▶ **What you should do**
Retype, please, the listing from its opening line through the line that contains "const blue = blueDays.map((d, i)", both included, without the pictures.
>> start
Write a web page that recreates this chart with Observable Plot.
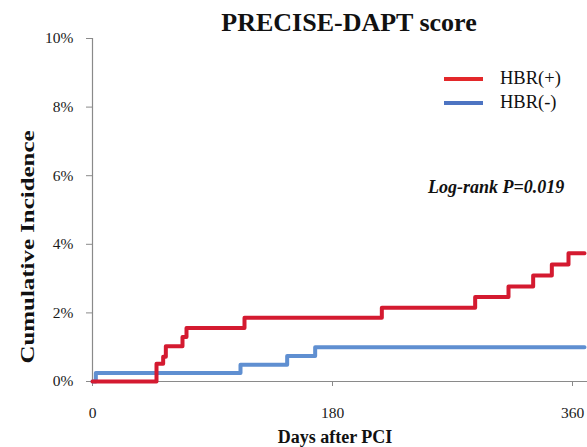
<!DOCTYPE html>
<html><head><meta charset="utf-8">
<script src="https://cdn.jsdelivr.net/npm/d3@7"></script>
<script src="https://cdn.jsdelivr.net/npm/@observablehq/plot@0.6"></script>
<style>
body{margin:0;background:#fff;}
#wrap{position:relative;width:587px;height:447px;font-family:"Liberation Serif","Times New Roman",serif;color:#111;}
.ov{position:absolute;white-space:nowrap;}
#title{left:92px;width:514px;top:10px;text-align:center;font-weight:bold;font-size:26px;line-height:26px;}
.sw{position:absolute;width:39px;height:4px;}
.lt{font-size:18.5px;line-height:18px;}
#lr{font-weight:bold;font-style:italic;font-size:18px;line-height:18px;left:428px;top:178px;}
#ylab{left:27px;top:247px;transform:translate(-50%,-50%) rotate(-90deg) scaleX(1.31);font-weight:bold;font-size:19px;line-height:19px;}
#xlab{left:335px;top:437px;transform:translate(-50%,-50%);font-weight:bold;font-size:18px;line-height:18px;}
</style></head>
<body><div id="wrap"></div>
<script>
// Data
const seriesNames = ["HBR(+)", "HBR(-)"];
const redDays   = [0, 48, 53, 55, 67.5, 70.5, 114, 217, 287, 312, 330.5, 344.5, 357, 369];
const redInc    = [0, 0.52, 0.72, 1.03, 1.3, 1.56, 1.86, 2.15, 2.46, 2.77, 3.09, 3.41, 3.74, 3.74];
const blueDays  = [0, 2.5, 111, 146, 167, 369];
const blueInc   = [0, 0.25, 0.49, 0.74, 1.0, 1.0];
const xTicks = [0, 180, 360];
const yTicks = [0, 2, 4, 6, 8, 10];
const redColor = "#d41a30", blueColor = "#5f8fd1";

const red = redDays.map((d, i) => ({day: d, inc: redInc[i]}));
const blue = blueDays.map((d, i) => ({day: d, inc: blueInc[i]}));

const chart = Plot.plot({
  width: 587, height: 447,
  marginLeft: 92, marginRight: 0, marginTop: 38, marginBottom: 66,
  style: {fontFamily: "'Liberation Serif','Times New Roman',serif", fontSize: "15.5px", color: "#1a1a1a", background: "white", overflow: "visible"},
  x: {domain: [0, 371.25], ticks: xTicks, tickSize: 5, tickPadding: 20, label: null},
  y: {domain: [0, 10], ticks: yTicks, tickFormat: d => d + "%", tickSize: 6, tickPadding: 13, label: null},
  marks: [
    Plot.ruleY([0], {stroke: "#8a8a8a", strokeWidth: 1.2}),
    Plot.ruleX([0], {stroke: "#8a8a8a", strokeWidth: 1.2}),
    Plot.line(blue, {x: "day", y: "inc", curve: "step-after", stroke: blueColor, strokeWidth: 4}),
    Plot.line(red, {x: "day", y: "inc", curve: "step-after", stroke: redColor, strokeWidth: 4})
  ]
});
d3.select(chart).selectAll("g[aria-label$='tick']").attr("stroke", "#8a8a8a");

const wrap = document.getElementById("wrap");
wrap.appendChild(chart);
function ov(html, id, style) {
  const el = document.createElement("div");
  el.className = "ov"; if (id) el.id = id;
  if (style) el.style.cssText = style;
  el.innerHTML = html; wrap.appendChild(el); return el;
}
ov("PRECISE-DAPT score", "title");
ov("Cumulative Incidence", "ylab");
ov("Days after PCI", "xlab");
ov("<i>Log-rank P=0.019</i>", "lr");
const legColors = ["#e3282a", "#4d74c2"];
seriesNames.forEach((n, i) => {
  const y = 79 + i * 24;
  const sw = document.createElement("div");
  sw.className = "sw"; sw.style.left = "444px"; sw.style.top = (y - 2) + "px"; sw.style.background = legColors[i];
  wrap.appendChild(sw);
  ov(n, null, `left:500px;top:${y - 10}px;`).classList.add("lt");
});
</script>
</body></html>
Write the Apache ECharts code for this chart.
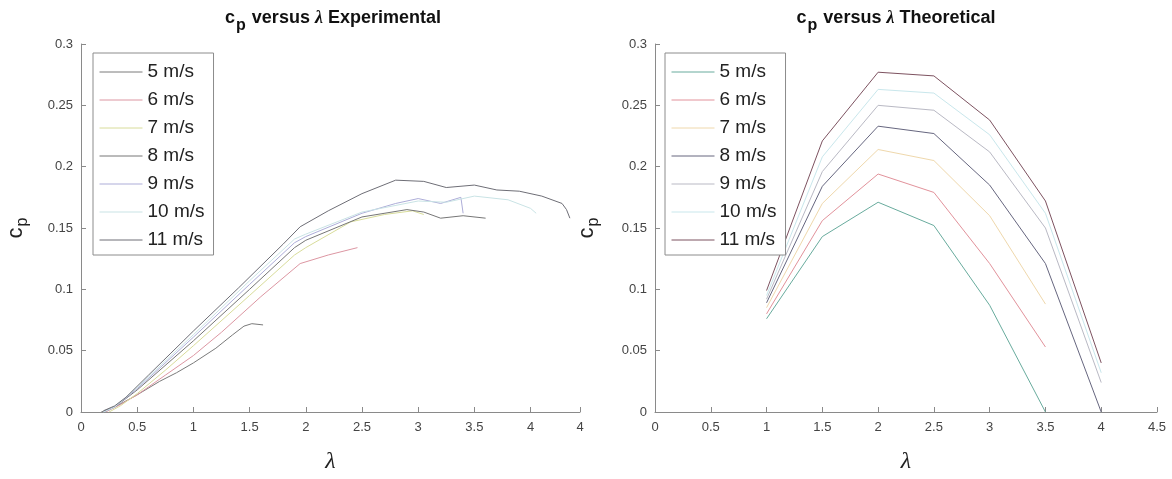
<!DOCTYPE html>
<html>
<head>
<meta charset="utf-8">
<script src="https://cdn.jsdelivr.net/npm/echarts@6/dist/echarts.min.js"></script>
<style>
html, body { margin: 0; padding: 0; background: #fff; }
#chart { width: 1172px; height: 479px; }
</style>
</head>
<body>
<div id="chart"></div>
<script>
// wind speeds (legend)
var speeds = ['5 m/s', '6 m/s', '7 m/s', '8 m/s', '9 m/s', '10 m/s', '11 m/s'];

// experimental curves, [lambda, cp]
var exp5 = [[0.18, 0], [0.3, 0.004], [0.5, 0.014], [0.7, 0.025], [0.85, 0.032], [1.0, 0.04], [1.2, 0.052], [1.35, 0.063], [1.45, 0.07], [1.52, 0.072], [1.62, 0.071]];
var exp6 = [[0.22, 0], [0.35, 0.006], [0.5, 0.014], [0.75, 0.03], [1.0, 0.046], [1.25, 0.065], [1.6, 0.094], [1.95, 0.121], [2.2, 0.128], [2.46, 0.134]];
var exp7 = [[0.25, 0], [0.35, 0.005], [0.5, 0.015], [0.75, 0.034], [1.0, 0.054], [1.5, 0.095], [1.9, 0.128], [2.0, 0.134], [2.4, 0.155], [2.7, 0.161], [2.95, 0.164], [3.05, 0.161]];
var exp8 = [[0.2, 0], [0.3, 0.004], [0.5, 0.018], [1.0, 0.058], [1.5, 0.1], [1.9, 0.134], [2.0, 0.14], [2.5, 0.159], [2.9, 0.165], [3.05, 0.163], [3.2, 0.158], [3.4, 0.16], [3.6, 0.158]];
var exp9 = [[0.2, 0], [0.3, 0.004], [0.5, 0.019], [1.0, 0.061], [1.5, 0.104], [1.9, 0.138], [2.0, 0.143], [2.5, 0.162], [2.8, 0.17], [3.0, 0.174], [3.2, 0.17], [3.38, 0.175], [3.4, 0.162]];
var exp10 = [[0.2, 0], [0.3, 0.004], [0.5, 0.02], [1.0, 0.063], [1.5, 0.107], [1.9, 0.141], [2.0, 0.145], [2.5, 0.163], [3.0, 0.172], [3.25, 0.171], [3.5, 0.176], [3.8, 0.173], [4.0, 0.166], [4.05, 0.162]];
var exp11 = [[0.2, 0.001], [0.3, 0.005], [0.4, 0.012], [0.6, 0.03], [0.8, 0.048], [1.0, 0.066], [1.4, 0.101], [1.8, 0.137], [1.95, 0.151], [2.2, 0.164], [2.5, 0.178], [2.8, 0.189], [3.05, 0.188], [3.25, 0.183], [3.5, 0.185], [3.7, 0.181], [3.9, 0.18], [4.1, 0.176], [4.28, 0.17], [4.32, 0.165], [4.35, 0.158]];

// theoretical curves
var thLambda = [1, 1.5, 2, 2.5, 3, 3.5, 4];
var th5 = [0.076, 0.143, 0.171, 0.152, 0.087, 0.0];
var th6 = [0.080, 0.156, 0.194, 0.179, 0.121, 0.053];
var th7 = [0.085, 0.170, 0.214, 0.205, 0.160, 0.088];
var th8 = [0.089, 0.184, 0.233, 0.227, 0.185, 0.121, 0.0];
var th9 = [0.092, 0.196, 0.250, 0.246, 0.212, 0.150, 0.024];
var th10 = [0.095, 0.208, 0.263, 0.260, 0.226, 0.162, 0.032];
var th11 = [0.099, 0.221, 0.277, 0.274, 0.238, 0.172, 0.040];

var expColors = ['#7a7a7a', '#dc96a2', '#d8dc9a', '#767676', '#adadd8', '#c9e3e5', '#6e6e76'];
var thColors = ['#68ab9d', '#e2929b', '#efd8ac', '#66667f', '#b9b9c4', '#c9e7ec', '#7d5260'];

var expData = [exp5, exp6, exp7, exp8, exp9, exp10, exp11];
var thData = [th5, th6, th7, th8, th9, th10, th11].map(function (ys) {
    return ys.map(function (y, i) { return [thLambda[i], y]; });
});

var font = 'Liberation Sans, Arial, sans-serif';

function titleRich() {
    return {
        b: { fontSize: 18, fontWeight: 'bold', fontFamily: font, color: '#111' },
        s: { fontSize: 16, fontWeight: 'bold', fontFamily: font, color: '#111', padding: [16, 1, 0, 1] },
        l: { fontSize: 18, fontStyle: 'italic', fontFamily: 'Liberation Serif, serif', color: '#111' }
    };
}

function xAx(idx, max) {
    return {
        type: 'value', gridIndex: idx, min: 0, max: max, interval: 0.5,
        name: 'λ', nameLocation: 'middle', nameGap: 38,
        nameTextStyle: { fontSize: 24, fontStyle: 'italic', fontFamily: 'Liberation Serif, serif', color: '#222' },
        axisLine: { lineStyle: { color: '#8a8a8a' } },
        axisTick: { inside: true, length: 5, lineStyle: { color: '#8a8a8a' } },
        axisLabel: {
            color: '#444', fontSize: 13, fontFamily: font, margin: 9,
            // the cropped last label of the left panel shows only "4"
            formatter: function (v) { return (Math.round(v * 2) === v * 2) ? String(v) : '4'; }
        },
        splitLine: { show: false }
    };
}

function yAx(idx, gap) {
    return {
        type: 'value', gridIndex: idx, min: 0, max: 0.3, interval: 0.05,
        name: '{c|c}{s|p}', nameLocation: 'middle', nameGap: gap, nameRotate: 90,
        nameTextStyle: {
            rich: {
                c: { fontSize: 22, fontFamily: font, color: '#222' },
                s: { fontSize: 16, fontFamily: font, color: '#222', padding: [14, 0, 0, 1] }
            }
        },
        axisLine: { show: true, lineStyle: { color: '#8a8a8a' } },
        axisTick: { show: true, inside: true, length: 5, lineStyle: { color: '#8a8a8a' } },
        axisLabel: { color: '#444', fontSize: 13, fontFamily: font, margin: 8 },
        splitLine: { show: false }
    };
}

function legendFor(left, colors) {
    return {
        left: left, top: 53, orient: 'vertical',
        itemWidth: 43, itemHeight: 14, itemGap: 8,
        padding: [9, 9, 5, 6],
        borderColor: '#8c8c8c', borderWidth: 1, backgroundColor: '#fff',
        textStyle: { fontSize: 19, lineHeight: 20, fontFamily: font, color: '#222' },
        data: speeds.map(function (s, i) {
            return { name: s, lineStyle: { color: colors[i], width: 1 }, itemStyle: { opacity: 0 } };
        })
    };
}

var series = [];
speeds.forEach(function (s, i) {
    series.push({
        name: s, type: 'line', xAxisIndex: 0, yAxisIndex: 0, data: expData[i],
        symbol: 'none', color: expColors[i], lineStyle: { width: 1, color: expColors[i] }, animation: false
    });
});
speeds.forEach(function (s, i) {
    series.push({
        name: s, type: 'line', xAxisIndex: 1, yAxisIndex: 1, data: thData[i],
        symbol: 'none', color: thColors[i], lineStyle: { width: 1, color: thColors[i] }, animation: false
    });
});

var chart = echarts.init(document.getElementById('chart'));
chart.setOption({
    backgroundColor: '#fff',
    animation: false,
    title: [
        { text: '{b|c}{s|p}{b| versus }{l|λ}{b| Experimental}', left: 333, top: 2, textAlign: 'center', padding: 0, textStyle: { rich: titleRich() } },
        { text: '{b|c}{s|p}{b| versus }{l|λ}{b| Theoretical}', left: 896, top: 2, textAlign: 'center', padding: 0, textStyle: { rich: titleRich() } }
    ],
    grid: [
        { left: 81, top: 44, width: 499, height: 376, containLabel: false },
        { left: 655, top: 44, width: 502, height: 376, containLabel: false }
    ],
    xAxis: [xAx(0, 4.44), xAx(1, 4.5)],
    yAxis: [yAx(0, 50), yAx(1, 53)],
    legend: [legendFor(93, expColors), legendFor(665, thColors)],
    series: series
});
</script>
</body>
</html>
>> end
▶ **Expected answer**
Write a web page that recreates this chart with Observable Plot.
<!DOCTYPE html>
<html><head><meta charset="utf-8">
<script src="https://cdn.jsdelivr.net/npm/d3@7"></script>
<script src="https://cdn.jsdelivr.net/npm/@observablehq/plot@0.6"></script>
<style>
body{margin:0;background:#fff;}
#wrap{position:relative;width:587px;height:447px;font-family:"Liberation Serif","Times New Roman",serif;color:#111;}
.ov{position:absolute;white-space:nowrap;}
#title{left:92px;width:514px;top:10px;text-align:center;font-weight:bold;font-size:26px;line-height:26px;}
.sw{position:absolute;width:39px;height:4px;}
.lt{font-size:18.5px;line-height:18px;}
#lr{font-weight:bold;font-style:italic;font-size:18px;line-height:18px;left:428px;top:178px;}
#ylab{left:27px;top:247px;transform:translate(-50%,-50%) rotate(-90deg) scaleX(1.31);font-weight:bold;font-size:19px;line-height:19px;}
#xlab{left:335px;top:437px;transform:translate(-50%,-50%);font-weight:bold;font-size:18px;line-height:18px;}
</style></head>
<body><div id="wrap"></div>
<script>
// Data
const seriesNames = ["HBR(+)", "HBR(-)"];
const redDays   = [0, 48, 53, 55, 67.5, 70.5, 114, 217, 287, 312, 330.5, 344.5, 357, 369];
const redInc    = [0, 0.52, 0.72, 1.03, 1.3, 1.56, 1.86, 2.15, 2.46, 2.77, 3.09, 3.41, 3.74, 3.74];
const blueDays  = [0, 2.5, 111, 146, 167, 369];
const blueInc   = [0, 0.25, 0.49, 0.74, 1.0, 1.0];
const xTicks = [0, 180, 360];
const yTicks = [0, 2, 4, 6, 8, 10];
const redColor = "#d41a30", blueColor = "#5f8fd1";

const red = redDays.map((d, i) => ({day: d, inc: redInc[i]}));
const blue = blueDays.map((d, i) => ({day: d, inc: blueInc[i]}));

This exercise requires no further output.